Here is the kicker. Even after Congress determines that the President is unable to resume duties, the Vice-President remains only the acting President. The President can then re-initiate another twenty-one day cycle to be reinstated. That can go on until the President’s term expires.
Presumably, a President who is denied resuming office and becomes obstructionist will be impeached or persuaded to resign so that the carnival-like atmosphere of a President trying to reattain power will not go on for the remaining years of his term.
The only time this section of the Twenty-fifth Amendment was ever considered was in 1987 when Howard Baker assumed the position of Chief-of-Staff in the Ronald Reagan White House. Baker had been informed by his predecessor that Reagan was “inattentive,” “lazy” and “inept.” One day, Baker and his associates evaluated Reagan during a crowded meeting, but determined he was fit to continue his duties.
The Twenty-fifth Amendment clarified what had been an ambiguous clause of the Constitution that allowed for the removal of the President. It was never attempted earlier because of the ambiguity. The two times it could have been used was when James Garfield laid bedridden for eighty days after he was shot in 1881, and when Woodrow Wilson laid incapacitated from a stroke for the last eighteen months of his term. The advent of instantaneous communications and nuclear weapons in the twentieth century made this type of situation untenable. With the assassination of John Kennedy, the political will was put in motion to clarify an incapacitated President.

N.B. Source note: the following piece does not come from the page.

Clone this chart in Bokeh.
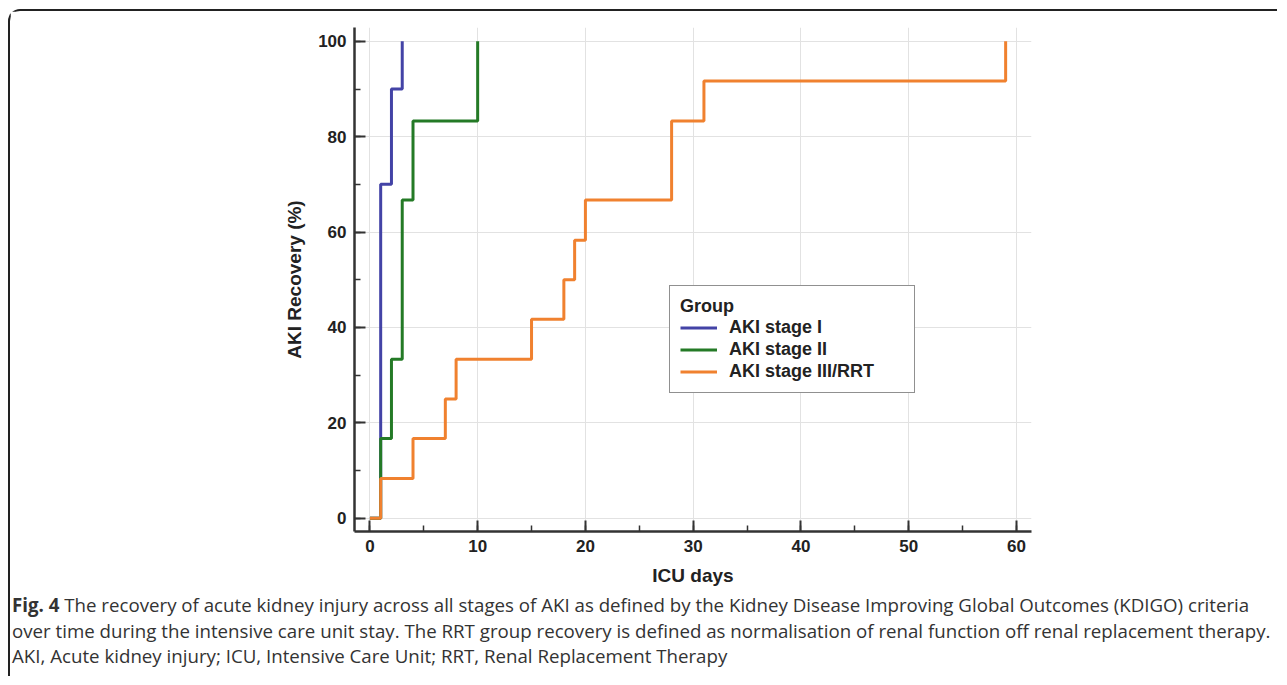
from bokeh.plotting import figure
from bokeh.models import Range1d, SingleIntervalTicker, Legend, LegendItem, Div
from bokeh.layouts import column
from bokeh.embed import file_html
from bokeh.resources import INLINE

# ---- data ----
stage1_days = [0, 1, 2, 3]
stage1_rec = [0, 70, 90, 100]
stage2_days = [0, 1, 2, 3, 4, 10]
stage2_rec = [0, 16.7, 33.3, 66.7, 83.3, 100]
stage3_days = [0, 1, 4, 7, 8, 15, 18, 19, 20, 28, 31, 59]
stage3_rec = [0, 8.3, 16.7, 25, 33.3, 41.7, 50, 58.3, 66.7, 83.3, 91.7, 100]
series_names = ["AKI stage I", "AKI stage II", "AKI stage III/RRT"]
series_colors = ["#4343a6", "#247a26", "#f0812f"]
caption_label = "Fig. 4"
caption_lines = [
    "The recovery of acute kidney injury across all stages of AKI as defined by the Kidney Disease Improving Global Outcomes (KDIGO) criteria",
    "over time during the intensive care unit stay. The RRT group recovery is defined as normalisation of renal function off renal replacement therapy.",
    "AKI, Acute kidney injury; ICU, Intensive Care Unit; RRT, Renal Replacement Therapy",
]

W, H = 1269, 580
p = figure(width=W, height=H, output_backend="svg", toolbar_location=None,
           x_range=Range1d(-1.43, 61.4), y_range=Range1d(-2.8, 102.9),
           min_border_left=344, min_border_right=248, min_border_top=16, min_border_bottom=60,
           styles={"border-top": "2px solid #222", "border-left": "2px solid #222",
                   "border-top-left-radius": "12px"})
p.outline_line_color = None
p.background_fill_color = "white"
p.border_fill_color = "white"

p.xaxis.ticker = SingleIntervalTicker(interval=10, num_minor_ticks=2)
p.yaxis.ticker = SingleIntervalTicker(interval=20, num_minor_ticks=2)
for ax in (p.xaxis, p.yaxis):
    ax.axis_line_color = "#333333"
    ax.axis_line_width = 2.5
    ax.major_tick_line_color = "#333333"
    ax.major_tick_line_width = 2
    ax.minor_tick_line_color = "#333333"
    ax.minor_tick_line_width = 1.5
    ax.major_tick_in = 11
    ax.major_tick_out = 0
    ax.minor_tick_in = 6
    ax.minor_tick_out = 0
    ax.major_label_text_font = "Liberation Sans"
    ax.major_label_text_font_style = "bold"
    ax.major_label_text_font_size = "17px"
    ax.major_label_text_color = "#222222"
    ax.major_label_standoff = 8
    ax.axis_label_text_font = "Liberation Sans"
    ax.axis_label_text_font_style = "bold"
    ax.axis_label_text_font_size = "19px"
    ax.axis_label_text_color = "#222222"
p.xaxis.axis_label = "ICU days"
p.yaxis.axis_label = "AKI Recovery (%)"
p.xaxis.axis_label_standoff = 10
p.yaxis.axis_label_standoff = 10

p.grid.grid_line_color = "#e2e2e2"
p.grid.grid_line_width = 1

r1 = p.step(stage1_days, stage1_rec, mode="after", line_color=series_colors[0], line_width=3)
r2 = p.step(stage2_days, stage2_rec, mode="after", line_color=series_colors[1], line_width=3)
r3 = p.step(stage3_days, stage3_rec, mode="after", line_color=series_colors[2], line_width=3)

legend = Legend(items=[LegendItem(label=series_names[0], renderers=[r1]),
                       LegendItem(label=series_names[1], renderers=[r2]),
                       LegendItem(label=series_names[2], renderers=[r3])],
                location=(315, 138), title="Group")
legend.title_text_font = "Liberation Sans"
legend.title_text_font_style = "bold"
legend.title_text_font_size = "18px"
legend.title_text_color = "#222222"
legend.title_standoff = 0
legend.label_text_font = "Liberation Sans"
legend.label_text_font_style = "bold"
legend.label_text_font_size = "18px"
legend.label_text_color = "#222222"
legend.glyph_width = 37
legend.glyph_height = 19
legend.label_height = 19
legend.label_standoff = 12
legend.label_width = 175
legend.spacing = 1
legend.padding = 10
legend.margin = 0
legend.border_line_color = "#222222"
legend.border_line_width = 1.5
legend.background_fill_color = "white"
legend.background_fill_alpha = 1.0
p.add_layout(legend, "center")

caption_html = ("<b>%s</b> %s<br>%s<br>%s" % (caption_label, caption_lines[0],
                                              caption_lines[1], caption_lines[2]))
cap = Div(text=caption_html, width=W, height=87, margin=0,
          styles={"border-left": "2px solid #222", "font-family": "'Open Sans'",
                  "font-size": "18.7px", "line-height": "25.5px", "color": "#333333",
                  "white-space": "nowrap", "padding-left": "2px", "padding-top": "3px"})

layout = column(p, cap, margin=(9, 0, 0, 8), spacing=0)
open("out.html", "w").write(file_html(layout, INLINE))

Now, in 2017, there has been a long-standing concern about the stability of Donald Trump stemming back to the time that he was a Presidential candidate. Many potential causes of impeachment have been raised from his business dealings to involvement with Russia. Just as disturbing is his emotional stability. A disastrous turn of events in his Presidency has raised the specter that Trump may come even more unhinged than he already is. A drawn out impeachment process could be a disaster in itself. When Richard Nixon was besieged by Watergate investigations, many of his advisers worried about his mental state. Trump isn’t even facing those consequences and many question his mental state. That is what makes the Twenty-fifth Amendment enticing. It’s implementation is immediate.
While Trump would probably view his removal from office by members of his own administration as a coup, it would not be one. Coups are illegal acts where a government is overthrown by force, not law. The removal of the President under the Twenty-fifth Amendment is empowered as law in the Constitution.
While the potential removal of Trump or any unwilling President under these conditions would create political havoc, the possibility that the President could continue challenging his removal for months or longer would create a Constitutional crisis, especially since Trump would be able to rally his supporters outside the normal media channels. His widespread use of Twitter is a potent propaganda tool. A sizable number of his followers have already shown themselves to be true believers likely to stand with him to the end.
Quite possibly, nothing will come of this and Trump will serve out his term as he grows more comfortable and competent in his job. However, his continuing penchant for chaos makes the two Constitutional means for his removal from office potential scenarios.